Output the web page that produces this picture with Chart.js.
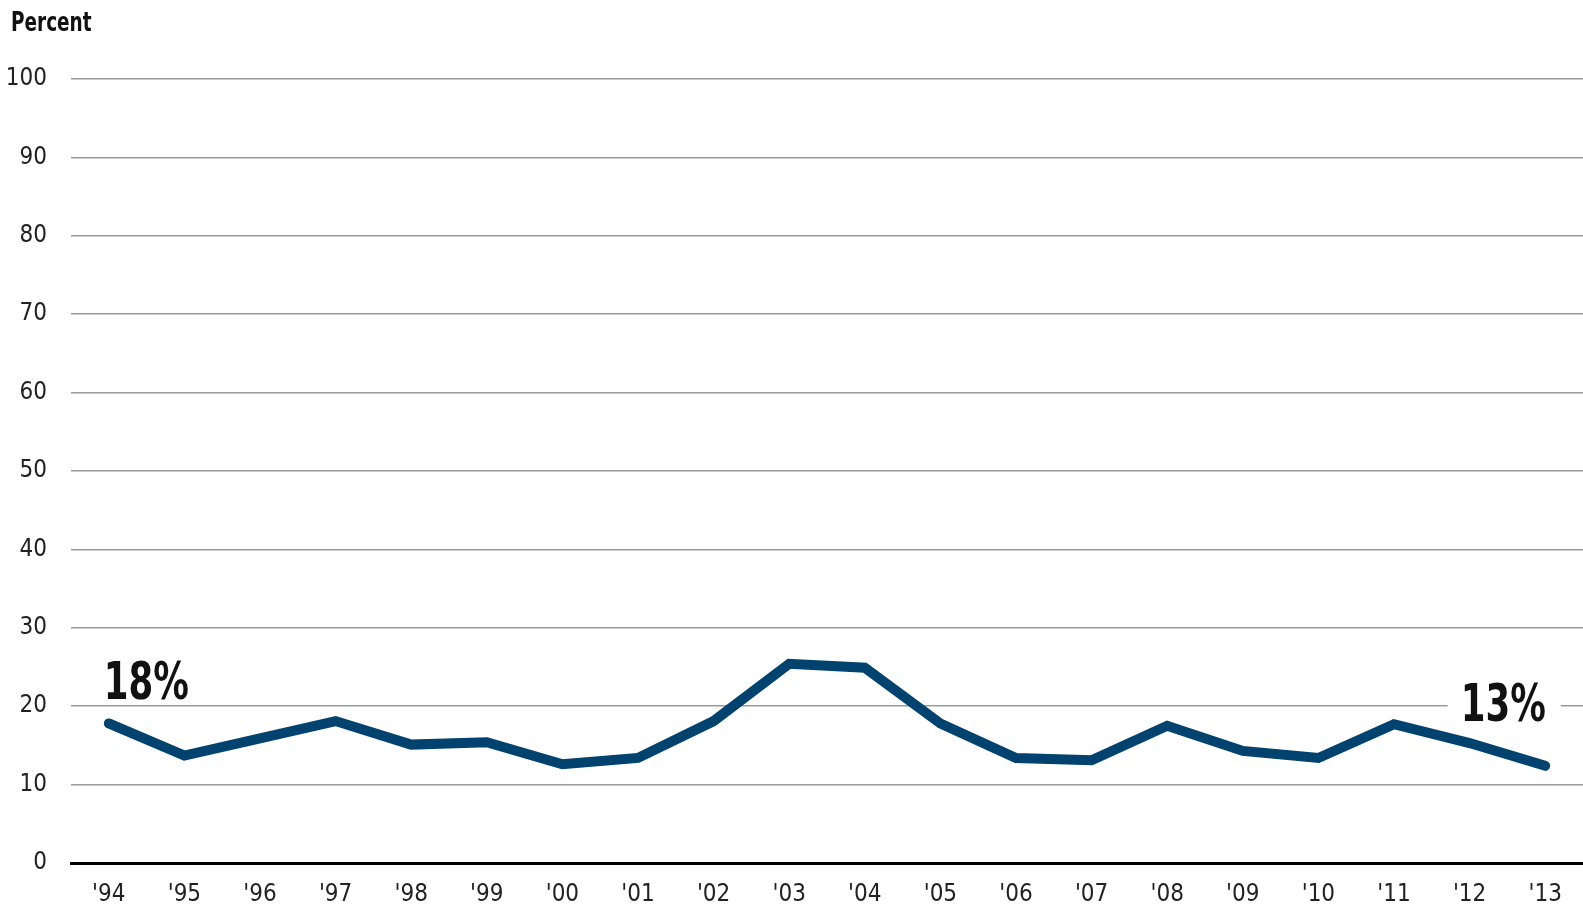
<!DOCTYPE html>
<html>
<head>
<meta charset="utf-8">
<script src="https://cdn.jsdelivr.net/npm/chart.js@4"></script>
<style>
  html, body { margin: 0; padding: 0; background: #fff; }
  #wrap { width: 1583px; height: 908px; position: relative; }
</style>
</head>
<body>
<div id="wrap"><canvas id="chart"></canvas></div>
<script>
// years on the x axis
const years = ["'94", "'95", "'96", "'97", "'98", "'99", "'00", "'01", "'02", "'03",
               "'04", "'05", "'06", "'07", "'08", "'09", "'10", "'11", "'12", "'13"];
// percent values
const percent = [17.8, 13.7, 15.9, 18.1, 15.1, 15.4, 12.6, 13.4, 18.1, 25.4,
                 24.9, 17.8, 13.4, 13.1, 17.5, 14.3, 13.4, 17.7, 15.3, 12.4];
const yTicks = [0, 10, 20, 30, 40, 50, 60, 70, 80, 90, 100];
const startLabel = "18%";
const endLabel = "13%";
const axisTitle = "Percent";

const FONT = "'DejaVu Sans Condensed', 'Liberation Sans Narrow', sans-serif";
const lineColor = "#01426e";

// narrow text: squeeze horizontally so it looks like a condensed face
function narrowText(ctx, text, x, y, sx, align) {
  const w = ctx.measureText(text).width * sx;
  let left = x;
  if (align === "center") left = x - w / 2;
  ctx.save();
  ctx.translate(left, y);
  ctx.scale(sx, 1);
  ctx.textAlign = "left";
  ctx.fillText(text, 0, 0);
  ctx.restore();
  return w;
}

// draws the "Percent" title and the two value call-outs
const labelsPlugin = {
  id: "labels",
  afterDatasetsDraw(chart) {
    const ctx = chart.ctx;
    const x = chart.scales.x;
    const y = chart.scales.y;
    ctx.save();
    ctx.textBaseline = "alphabetic";

    ctx.fillStyle = "#111";
    ctx.font = "bold 27px " + FONT;
    narrowText(ctx, axisTitle, 11, 31, 0.76, "left");

    ctx.font = "bold 52px " + FONT;
    narrowText(ctx, startLabel, x.getPixelForValue(0) - 5, y.getPixelForValue(20.9), 0.76, "left");

    // end label sits on a white box that cuts the 20 gridline
    const ex = x.getPixelForValue(percent.length - 1) - 42;
    const ey = y.getPixelForValue(18.1);
    const w = ctx.measureText(endLabel).width * 0.76;
    ctx.fillStyle = "#fff";
    ctx.fillRect(ex - w / 2 - 13, ey - 44, w + 28, 50);
    ctx.fillStyle = "#111";
    narrowText(ctx, endLabel, ex, ey, 0.76, "center");
    ctx.restore();
  }
};

new Chart(document.getElementById("chart"), {
  type: "line",
  data: {
    labels: years,
    datasets: [{
      data: percent,
      borderColor: lineColor,
      borderWidth: 10,
      borderCapStyle: "round",
      borderJoinStyle: "miter",
      pointRadius: 0,
      tension: 0,
      fill: false
    }]
  },
  options: {
    responsive: true,
    maintainAspectRatio: false,
    animation: false,
    layout: { padding: { top: 79, right: 0, left: 0, bottom: 0 } },
    plugins: {
      legend: { display: false },
      tooltip: { enabled: false }
    },
    scales: {
      x: {
        offset: true,
        grid: { display: false, drawTicks: false },
        border: { display: true, color: "#000", width: 3 },
        ticks: {
          color: "#222",
          font: { family: FONT, size: 24 },
          padding: 17,
          maxRotation: 0,
          autoSkip: false
        },
        afterFit(scale) { scale.height = 45; }
      },
      y: {
        min: 0,
        max: 100,
        afterBuildTicks(scale) { scale.ticks = yTicks.map(v => ({ value: v })); },
        grid: {
          drawTicks: false,
          color: "#9a9a9a",
          lineWidth: 1.5
        },
        border: { display: false },
        ticks: {
          color: "#222",
          font: { family: FONT, size: 24 },
          padding: 24
        },
        afterFit(scale) { scale.width = 71; }
      }
    }
  },
  plugins: [labelsPlugin]
});
</script>
</body>
</html>
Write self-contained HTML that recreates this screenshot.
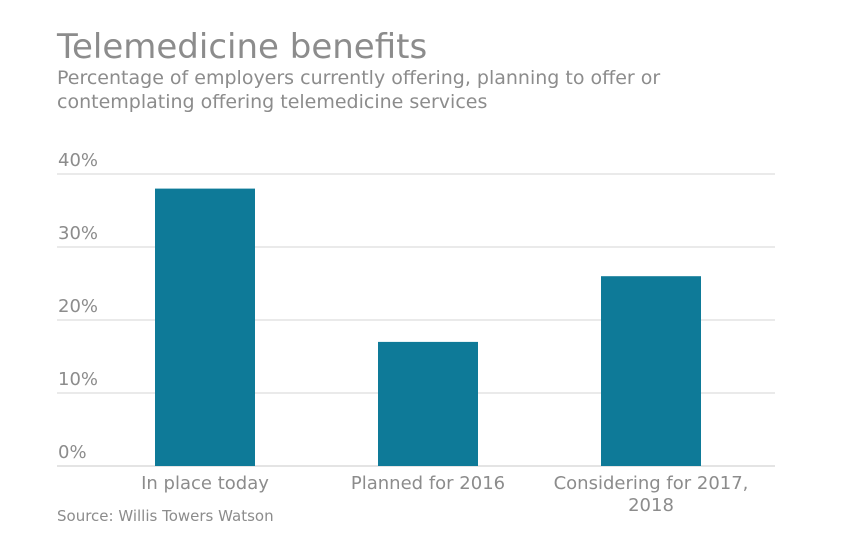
<!DOCTYPE html>
<html><head><meta charset="utf-8"><style>
body{margin:0;background:#fff;}
svg{display:block;font-family:"DejaVu Sans","Liberation Sans",sans-serif;}
</style></head><body>
<svg width="844" height="550">
<text x="57" y="58" font-size="34" fill="#8c8c8c">Telemedicine benefits</text>
<text x="57" y="84" font-size="19" fill="#8c8c8c">Percentage of employers currently offering, planning to offer or</text>
<text x="57" y="108" font-size="19" fill="#8c8c8c">contemplating offering telemedicine services</text>
<g id="grid"></g><g id="bars"></g><g id="xlabels"></g>
<text x="57" y="521" font-size="15" fill="#8c8c8c">Source: Willis Towers Watson</text>
</svg>
<script>
const categories=[["In place today"],["Planned for 2016"],["Considering for 2017,","2018"]];
const values=[38,17,26];
const ticks=[0,10,20,30,40];
const tickLabels=["0%","10%","20%","30%","40%"];
const NS="http://www.w3.org/2000/svg";
const y=v=>466-v*7.3;
const x=i=>94+i*223;
function mk(t,a,p){const e=document.createElementNS(NS,t);for(const k in a)e.setAttribute(k,a[k]);p.appendChild(e);return e;}
const g=document.getElementById('grid');
ticks.forEach((t,i)=>{
 const l=mk('line',{x1:57,x2:775,y1:y(t),y2:y(t),stroke:i==0?'#c8c8c8':'#d4d4d4','stroke-width':1},g);
 
 
 const tx=mk('text',{x:58,y:y(t)-8,'font-size':18,fill:'#8c8c8c'},g);
 tx.textContent=tickLabels[i];
 
 
});
const b=document.getElementById('bars');
values.forEach((v,i)=>{
 const r=mk('rect',{x:x(i)+61,y:y(v),width:100,height:y(0)-y(v),fill:'#0e7a98'},b);
 
 
});
const xl=document.getElementById('xlabels');
categories.forEach((c,i)=>{
 c.forEach((line,j)=>{
  const t=mk('text',{x:x(i)+111,y:489+j*22,'font-size':18,fill:'#8c8c8c','text-anchor':'middle'},xl);
  t.textContent=line;
  
  
 });
});
</script>
</body></html>
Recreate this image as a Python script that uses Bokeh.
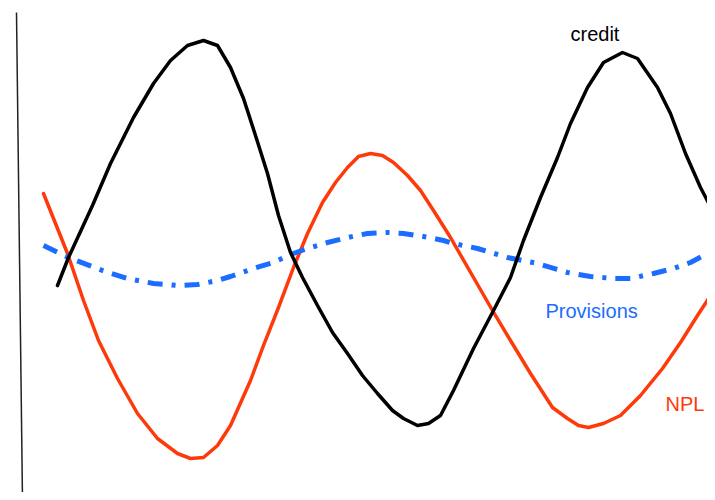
from bokeh.plotting import figure
from bokeh.models import Range1d, Label
from bokeh.embed import file_html
from bokeh.resources import INLINE

# Values (x in screen-like units, y downward)
credit_x = [57, 68, 92, 110, 133, 153, 170, 187, 203, 217, 230, 243, 255, 267, 278, 290, 302,
            317, 332, 347, 362, 377, 392, 403, 417, 428, 440, 453, 473, 493, 510, 523, 540,
            557, 570, 587, 603, 622, 637, 657, 670, 685, 700, 712, 716]
credit_y = [285, 257, 205, 163, 117, 83, 60, 45, 40, 45, 67, 98, 135, 173, 215, 252, 277,
            305, 332, 353, 375, 393, 410, 418, 425, 423, 415, 390, 348, 310, 277, 240, 197,
            157, 123, 87, 62, 52, 58, 87, 113, 153, 187, 210, 220]

npl_x = [43, 67, 83, 98, 117, 137, 157, 177, 190, 203, 217, 230, 238, 250, 263, 278, 293,
         307, 322, 335, 347, 358, 370, 382, 393, 407, 420, 433, 450, 473, 492, 510, 530,
         552, 567, 578, 588, 603, 620, 640, 662, 680, 697, 712, 716]
npl_y = [193, 253, 300, 340, 378, 413, 438, 453, 458, 457, 445, 425, 407, 380, 345, 307, 267,
         233, 202, 182, 167, 156, 153, 155, 162, 175, 190, 210, 237, 277, 310, 340, 373,
         407, 418, 425, 427, 423, 415, 395, 368, 342, 315, 292, 286]

prov_x = [43, 68, 102, 127, 153, 178, 197, 217, 230, 253, 273, 290, 307, 327, 347, 367, 387,
          403, 423, 443, 453, 477, 507, 537, 567, 590, 613, 630, 653, 673, 690, 707, 716]
prov_y = [245, 257, 270, 278, 283, 285, 284, 280, 276, 268, 262, 254, 248, 242, 237, 233, 232,
          233, 236, 240, 243, 248, 257, 263, 272, 276, 278, 278, 273, 268, 262, 253, 250]

axis_x = [16, 22]
axis_y = [12, 500]

W, H = 707, 492
p = figure(width=W, height=H, output_backend="svg", toolbar_location=None,
           x_range=Range1d(0, W), y_range=Range1d(H, 0),
           min_border=0, min_border_left=0, min_border_right=0,
           min_border_top=0, min_border_bottom=0)
p.xaxis.visible = False
p.yaxis.visible = False
p.xgrid.visible = False
p.ygrid.visible = False
p.outline_line_color = None
p.background_fill_color = "white"
p.border_fill_color = "white"

p.line(axis_x, axis_y, line_color="#222222", line_width=1.5)

RED = "#ff3a0a"
BLUE = "#1a6dff"
p.line(npl_x, npl_y, line_color=RED, line_width=3.5, line_join="round", line_cap="round")
p.line(prov_x, prov_y, line_color=BLUE, line_width=5, line_dash="15 9 4 9")
p.line(credit_x, credit_y, line_color="black", line_width=3.5, line_join="round", line_cap="round")

font = "Liberation Sans"
p.add_layout(Label(x=570, y=33, text="credit", text_color="black", text_font=font,
                   text_font_size="20px", text_baseline="middle"))
p.add_layout(Label(x=545, y=310, text="Provisions", text_color=BLUE, text_font=font,
                   text_font_size="20px", text_baseline="middle"))
p.add_layout(Label(x=665, y=403, text="NPL", text_color=RED, text_font=font,
                   text_font_size="20px", text_baseline="middle"))

open("out.html", "w").write(file_html(p, INLINE))
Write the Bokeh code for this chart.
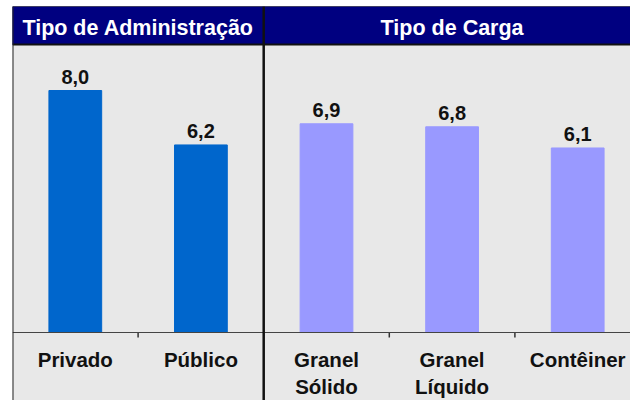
from bokeh.plotting import figure
from bokeh.models import Range1d, Span, ColumnDataSource
from bokeh.core.properties import value
from bokeh.embed import file_html
from bokeh.resources import INLINE

# ---- data ----
groups = ["Tipo de Administração", "Tipo de Carga"]
categories = ["Privado", "Público", "Granel\nSólido", "Granel\nLíquido", "Contêiner"]
values = [8.0, 6.2, 6.9, 6.8, 6.1]
group_index = [0, 0, 1, 1, 1]
group_colors = ["#0066CC", "#9999FF"]

# ---- layout constants (pixels from canvas top-left) ----
W, H = 630, 400
LEFT = 12
TOP = 6
PX_PER_CAT = 125.6
PX_PER_UNIT = 30.25
BASE_PX = 332
HEADER_BOTTOM_PX = 44
HEADER_TEXT_PX = 27
CAT_TEXT_TOP_PX = 347
FONT = value("Liberation Sans")


def ydat(px):
    return (BASE_PX - px) / PX_PER_UNIT


frame_w = W - LEFT
y_top = ydat(TOP)
y_bot = ydat(H)
x_end = frame_w / PX_PER_CAT

p = figure(width=W, height=H, output_backend="svg", toolbar_location=None,
           x_range=Range1d(0, x_end), y_range=Range1d(y_bot, y_top),
           min_border_left=LEFT, min_border_right=0, min_border_top=TOP, min_border_bottom=0)
p.axis.visible = False
p.grid.visible = False
p.outline_line_color = None
p.background_fill_color = "#E8E8E8"
p.border_fill_color = "white"

n = len(categories)
xs = [i + 0.5 for i in range(n)]
bar_colors = [group_colors[g] for g in group_index]
labels = [f"{v:.1f}".replace(".", ",") for v in values]

src = ColumnDataSource(dict(x=xs, top=values, color=bar_colors, label=labels, cat=categories))

# header band
header_bottom = ydat(HEADER_BOTTOM_PX)
p.quad(left=0, right=x_end, bottom=header_bottom, top=y_top, color="#000080")

# bars
p.vbar(x="x", top="top", width=0.42, bottom=0, color="color", source=src)

# value labels
p.text(x="x", y="top", text="label", source=src, text_align="center",
       text_baseline="bottom", y_offset=-7, text_font=FONT,
       text_font_style="bold", text_font_size="20px", text_color="#111111")

# category labels
p.text(x="x", y=ydat(CAT_TEXT_TOP_PX), text="cat", source=src,
       text_align="center", text_baseline="top", text_font=FONT,
       text_font_style="bold", text_font_size="20.5px", text_color="#111111",
       text_line_height=1.2)

# group titles
gx = []
for g in range(len(groups)):
    idx = [i for i, gi in enumerate(group_index) if gi == g]
    gx.append((min(idx) + max(idx) + 1) / 2)
p.text(x=gx, y=ydat(HEADER_TEXT_PX), text=groups,
       text_align="center", text_baseline="middle", text_font=FONT,
       text_font_style="bold", text_font_size="21.5px", text_color="white")

# tick marks at category boundaries (not at group divider)
boundaries = [i for i in range(1, n) if group_index[i] == group_index[i - 1]]
tick_len = 5 / PX_PER_UNIT
p.segment(x0=boundaries, y0=[0] * len(boundaries), x1=boundaries,
          y1=[-tick_len] * len(boundaries), line_color="#333333", line_width=1.5)

# lines
p.add_layout(Span(location=0, dimension="width", line_color="#444444", line_width=1))
p.add_layout(Span(location=header_bottom, dimension="width", line_color="#111111", line_width=2))
p.add_layout(Span(location=y_top, dimension="width", line_color="#222222", line_width=1))
p.add_layout(Span(location=0, dimension="height", line_color="#222222", line_width=2))
dividers = [i for i in range(1, n) if group_index[i] != group_index[i - 1]]
for d in dividers:
    p.add_layout(Span(location=d, dimension="height", line_color="#111111", line_width=2.5))

open("out.html", "w").write(file_html(p, INLINE))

| GOAL OF THE EXERCISE |
Copy exactly the part of the material above that opens with the line containing "Write the Bokeh code for this chart." and closes with the line containing "color=bar_colors, label=labels, cat=categories))", ends included. Drop the images.

| WRITTEN ANSWER |
Write the Bokeh code for this chart.
from bokeh.plotting import figure
from bokeh.models import Range1d, Span, ColumnDataSource
from bokeh.core.properties import value
from bokeh.embed import file_html
from bokeh.resources import INLINE

# ---- data ----
groups = ["Tipo de Administração", "Tipo de Carga"]
categories = ["Privado", "Público", "Granel\nSólido", "Granel\nLíquido", "Contêiner"]
values = [8.0, 6.2, 6.9, 6.8, 6.1]
group_index = [0, 0, 1, 1, 1]
group_colors = ["#0066CC", "#9999FF"]

# ---- layout constants (pixels from canvas top-left) ----
W, H = 630, 400
LEFT = 12
TOP = 6
PX_PER_CAT = 125.6
PX_PER_UNIT = 30.25
BASE_PX = 332
HEADER_BOTTOM_PX = 44
HEADER_TEXT_PX = 27
CAT_TEXT_TOP_PX = 347
FONT = value("Liberation Sans")


def ydat(px):
    return (BASE_PX - px) / PX_PER_UNIT


frame_w = W - LEFT
y_top = ydat(TOP)
y_bot = ydat(H)
x_end = frame_w / PX_PER_CAT

p = figure(width=W, height=H, output_backend="svg", toolbar_location=None,
           x_range=Range1d(0, x_end), y_range=Range1d(y_bot, y_top),
           min_border_left=LEFT, min_border_right=0, min_border_top=TOP, min_border_bottom=0)
p.axis.visible = False
p.grid.visible = False
p.outline_line_color = None
p.background_fill_color = "#E8E8E8"
p.border_fill_color = "white"

n = len(categories)
xs = [i + 0.5 for i in range(n)]
bar_colors = [group_colors[g] for g in group_index]
labels = [f"{v:.1f}".replace(".", ",") for v in values]

src = ColumnDataSource(dict(x=xs, top=values, color=bar_colors, label=labels, cat=categories))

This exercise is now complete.